---------- ROWS

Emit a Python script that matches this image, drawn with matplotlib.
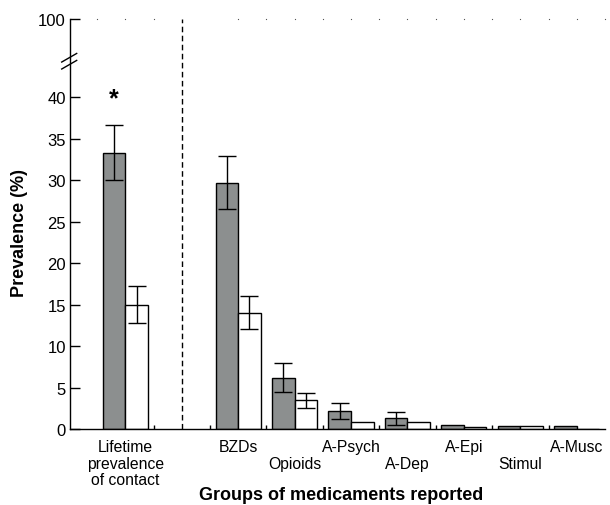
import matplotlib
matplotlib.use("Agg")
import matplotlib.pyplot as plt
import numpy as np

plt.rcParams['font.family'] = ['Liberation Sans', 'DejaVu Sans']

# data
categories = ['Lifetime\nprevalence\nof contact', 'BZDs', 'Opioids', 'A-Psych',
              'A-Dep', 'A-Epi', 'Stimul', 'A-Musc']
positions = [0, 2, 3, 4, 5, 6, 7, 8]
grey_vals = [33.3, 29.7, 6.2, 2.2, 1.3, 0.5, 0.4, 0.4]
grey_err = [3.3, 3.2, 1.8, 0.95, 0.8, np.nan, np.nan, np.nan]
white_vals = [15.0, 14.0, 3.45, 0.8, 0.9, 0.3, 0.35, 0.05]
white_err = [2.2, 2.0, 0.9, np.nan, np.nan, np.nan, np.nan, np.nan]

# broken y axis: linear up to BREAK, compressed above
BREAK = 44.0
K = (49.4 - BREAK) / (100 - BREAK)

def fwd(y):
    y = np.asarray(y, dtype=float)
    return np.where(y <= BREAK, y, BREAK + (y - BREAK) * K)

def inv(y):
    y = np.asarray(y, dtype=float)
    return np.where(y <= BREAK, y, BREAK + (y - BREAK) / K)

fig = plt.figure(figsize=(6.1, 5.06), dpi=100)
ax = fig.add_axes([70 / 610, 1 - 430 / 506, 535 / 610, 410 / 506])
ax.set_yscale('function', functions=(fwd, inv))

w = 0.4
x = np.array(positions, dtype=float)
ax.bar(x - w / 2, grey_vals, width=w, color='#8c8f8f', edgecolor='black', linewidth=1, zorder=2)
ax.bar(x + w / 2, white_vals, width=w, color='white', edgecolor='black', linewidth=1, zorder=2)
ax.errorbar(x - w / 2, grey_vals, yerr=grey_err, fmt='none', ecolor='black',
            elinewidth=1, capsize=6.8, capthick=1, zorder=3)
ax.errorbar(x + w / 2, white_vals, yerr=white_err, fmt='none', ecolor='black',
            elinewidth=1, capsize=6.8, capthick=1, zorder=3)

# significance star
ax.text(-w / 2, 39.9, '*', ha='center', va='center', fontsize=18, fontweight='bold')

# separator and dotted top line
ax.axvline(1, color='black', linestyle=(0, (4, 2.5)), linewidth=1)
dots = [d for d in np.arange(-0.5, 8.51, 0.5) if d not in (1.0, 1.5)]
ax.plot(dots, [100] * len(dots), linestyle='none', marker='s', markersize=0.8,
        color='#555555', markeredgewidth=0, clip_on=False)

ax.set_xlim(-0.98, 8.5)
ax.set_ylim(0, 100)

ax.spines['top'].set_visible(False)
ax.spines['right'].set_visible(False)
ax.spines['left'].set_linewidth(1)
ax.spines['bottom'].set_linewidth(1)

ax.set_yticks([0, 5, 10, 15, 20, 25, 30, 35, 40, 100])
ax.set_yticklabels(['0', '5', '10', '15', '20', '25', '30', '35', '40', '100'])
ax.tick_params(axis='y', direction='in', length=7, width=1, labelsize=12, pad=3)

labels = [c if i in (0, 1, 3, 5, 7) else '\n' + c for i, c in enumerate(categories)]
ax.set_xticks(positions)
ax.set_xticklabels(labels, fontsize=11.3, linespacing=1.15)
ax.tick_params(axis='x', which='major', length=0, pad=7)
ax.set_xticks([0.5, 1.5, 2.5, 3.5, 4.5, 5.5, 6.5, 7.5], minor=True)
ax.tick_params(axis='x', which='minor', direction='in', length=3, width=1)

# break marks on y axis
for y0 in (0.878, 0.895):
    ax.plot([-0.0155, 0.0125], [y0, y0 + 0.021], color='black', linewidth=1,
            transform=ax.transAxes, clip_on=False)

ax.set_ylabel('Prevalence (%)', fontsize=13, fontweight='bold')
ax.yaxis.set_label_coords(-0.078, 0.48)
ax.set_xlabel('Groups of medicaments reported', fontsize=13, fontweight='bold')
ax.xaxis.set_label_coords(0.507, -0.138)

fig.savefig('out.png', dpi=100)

--------------------
---------- ROWS

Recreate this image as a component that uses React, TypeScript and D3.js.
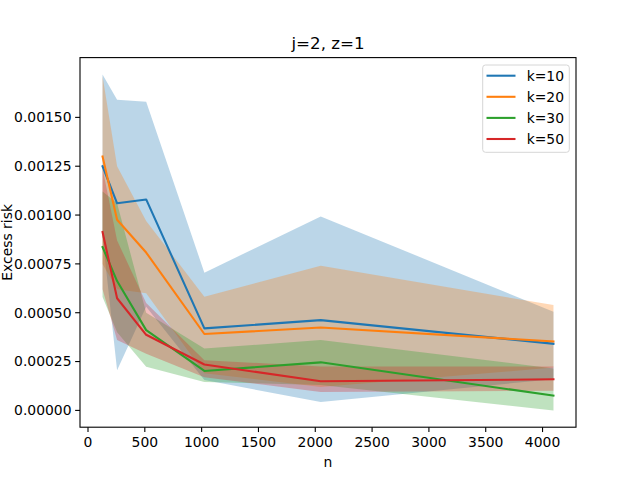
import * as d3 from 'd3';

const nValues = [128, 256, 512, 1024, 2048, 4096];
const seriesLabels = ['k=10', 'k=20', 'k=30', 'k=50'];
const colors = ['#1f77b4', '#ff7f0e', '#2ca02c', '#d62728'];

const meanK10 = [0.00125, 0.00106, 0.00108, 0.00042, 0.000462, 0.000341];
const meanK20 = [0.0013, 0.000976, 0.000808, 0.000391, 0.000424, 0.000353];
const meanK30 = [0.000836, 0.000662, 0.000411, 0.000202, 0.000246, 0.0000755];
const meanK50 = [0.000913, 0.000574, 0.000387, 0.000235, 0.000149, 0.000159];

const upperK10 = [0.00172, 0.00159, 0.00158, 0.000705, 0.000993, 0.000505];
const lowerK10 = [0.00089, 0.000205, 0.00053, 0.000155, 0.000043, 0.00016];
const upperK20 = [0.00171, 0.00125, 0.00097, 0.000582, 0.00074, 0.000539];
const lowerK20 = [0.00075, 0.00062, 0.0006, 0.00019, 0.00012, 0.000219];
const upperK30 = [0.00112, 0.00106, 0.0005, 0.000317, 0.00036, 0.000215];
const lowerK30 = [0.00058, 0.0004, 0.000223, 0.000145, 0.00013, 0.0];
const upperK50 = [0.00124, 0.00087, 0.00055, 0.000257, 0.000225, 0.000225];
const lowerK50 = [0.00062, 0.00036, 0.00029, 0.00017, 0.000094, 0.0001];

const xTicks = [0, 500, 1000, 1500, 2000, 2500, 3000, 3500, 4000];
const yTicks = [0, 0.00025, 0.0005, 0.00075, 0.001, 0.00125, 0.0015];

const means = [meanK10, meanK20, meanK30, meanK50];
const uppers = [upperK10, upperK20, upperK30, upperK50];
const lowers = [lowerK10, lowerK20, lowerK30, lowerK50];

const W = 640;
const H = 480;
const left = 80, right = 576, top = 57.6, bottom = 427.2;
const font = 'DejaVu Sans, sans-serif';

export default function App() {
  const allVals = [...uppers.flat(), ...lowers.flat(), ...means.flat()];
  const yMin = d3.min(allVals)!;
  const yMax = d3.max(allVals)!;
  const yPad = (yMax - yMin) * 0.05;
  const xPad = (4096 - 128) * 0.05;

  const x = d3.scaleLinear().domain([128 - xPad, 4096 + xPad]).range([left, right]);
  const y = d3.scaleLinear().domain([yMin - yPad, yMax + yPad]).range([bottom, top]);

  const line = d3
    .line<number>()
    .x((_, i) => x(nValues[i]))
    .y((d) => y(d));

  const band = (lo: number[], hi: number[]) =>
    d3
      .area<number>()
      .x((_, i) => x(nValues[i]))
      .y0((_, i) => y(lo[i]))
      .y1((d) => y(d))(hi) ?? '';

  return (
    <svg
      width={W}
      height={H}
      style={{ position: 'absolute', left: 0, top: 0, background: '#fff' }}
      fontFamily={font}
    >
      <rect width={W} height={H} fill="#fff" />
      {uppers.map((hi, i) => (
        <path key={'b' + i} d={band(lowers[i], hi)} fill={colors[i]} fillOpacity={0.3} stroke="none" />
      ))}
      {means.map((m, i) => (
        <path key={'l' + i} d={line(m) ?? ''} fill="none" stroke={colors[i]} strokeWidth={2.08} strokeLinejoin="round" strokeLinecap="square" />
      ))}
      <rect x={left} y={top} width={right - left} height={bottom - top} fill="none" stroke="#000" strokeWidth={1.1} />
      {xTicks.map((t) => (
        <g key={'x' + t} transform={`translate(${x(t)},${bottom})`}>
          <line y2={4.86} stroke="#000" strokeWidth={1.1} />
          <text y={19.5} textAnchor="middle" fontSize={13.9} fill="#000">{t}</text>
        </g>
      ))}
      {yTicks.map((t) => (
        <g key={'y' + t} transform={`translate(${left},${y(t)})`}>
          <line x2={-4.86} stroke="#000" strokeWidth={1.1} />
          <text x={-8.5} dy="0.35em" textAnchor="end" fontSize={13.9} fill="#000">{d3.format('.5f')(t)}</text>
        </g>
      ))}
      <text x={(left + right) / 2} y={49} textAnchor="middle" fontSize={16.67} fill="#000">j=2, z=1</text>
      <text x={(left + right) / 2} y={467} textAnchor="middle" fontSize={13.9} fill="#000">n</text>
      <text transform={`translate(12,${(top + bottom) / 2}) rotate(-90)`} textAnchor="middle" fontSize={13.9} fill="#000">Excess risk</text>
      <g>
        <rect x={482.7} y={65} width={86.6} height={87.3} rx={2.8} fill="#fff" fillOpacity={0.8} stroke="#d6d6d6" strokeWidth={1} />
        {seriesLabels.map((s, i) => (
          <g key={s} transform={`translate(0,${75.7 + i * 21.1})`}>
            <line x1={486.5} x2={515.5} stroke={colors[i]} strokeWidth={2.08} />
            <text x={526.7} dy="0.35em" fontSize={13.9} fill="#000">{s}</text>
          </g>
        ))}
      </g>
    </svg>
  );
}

--------------------

• [DIRECTIVE] Output nothing except the lines from the one containing "Recreate this image" through the one containing "const font = 'DejaVu Sans, sans-serif';", both kept, with the pictures removed.

• [THE RESULT]
Recreate this image as a component that uses React, TypeScript and D3.js.
import * as d3 from 'd3';

const nValues = [128, 256, 512, 1024, 2048, 4096];
const seriesLabels = ['k=10', 'k=20', 'k=30', 'k=50'];
const colors = ['#1f77b4', '#ff7f0e', '#2ca02c', '#d62728'];

const meanK10 = [0.00125, 0.00106, 0.00108, 0.00042, 0.000462, 0.000341];
const meanK20 = [0.0013, 0.000976, 0.000808, 0.000391, 0.000424, 0.000353];
const meanK30 = [0.000836, 0.000662, 0.000411, 0.000202, 0.000246, 0.0000755];
const meanK50 = [0.000913, 0.000574, 0.000387, 0.000235, 0.000149, 0.000159];

const upperK10 = [0.00172, 0.00159, 0.00158, 0.000705, 0.000993, 0.000505];
const lowerK10 = [0.00089, 0.000205, 0.00053, 0.000155, 0.000043, 0.00016];
const upperK20 = [0.00171, 0.00125, 0.00097, 0.000582, 0.00074, 0.000539];
const lowerK20 = [0.00075, 0.00062, 0.0006, 0.00019, 0.00012, 0.000219];
const upperK30 = [0.00112, 0.00106, 0.0005, 0.000317, 0.00036, 0.000215];
const lowerK30 = [0.00058, 0.0004, 0.000223, 0.000145, 0.00013, 0.0];
const upperK50 = [0.00124, 0.00087, 0.00055, 0.000257, 0.000225, 0.000225];
const lowerK50 = [0.00062, 0.00036, 0.00029, 0.00017, 0.000094, 0.0001];

const xTicks = [0, 500, 1000, 1500, 2000, 2500, 3000, 3500, 4000];
const yTicks = [0, 0.00025, 0.0005, 0.00075, 0.001, 0.00125, 0.0015];

const means = [meanK10, meanK20, meanK30, meanK50];
const uppers = [upperK10, upperK20, upperK30, upperK50];
const lowers = [lowerK10, lowerK20, lowerK30, lowerK50];

const W = 640;
const H = 480;
const left = 80, right = 576, top = 57.6, bottom = 427.2;
const font = 'DejaVu Sans, sans-serif';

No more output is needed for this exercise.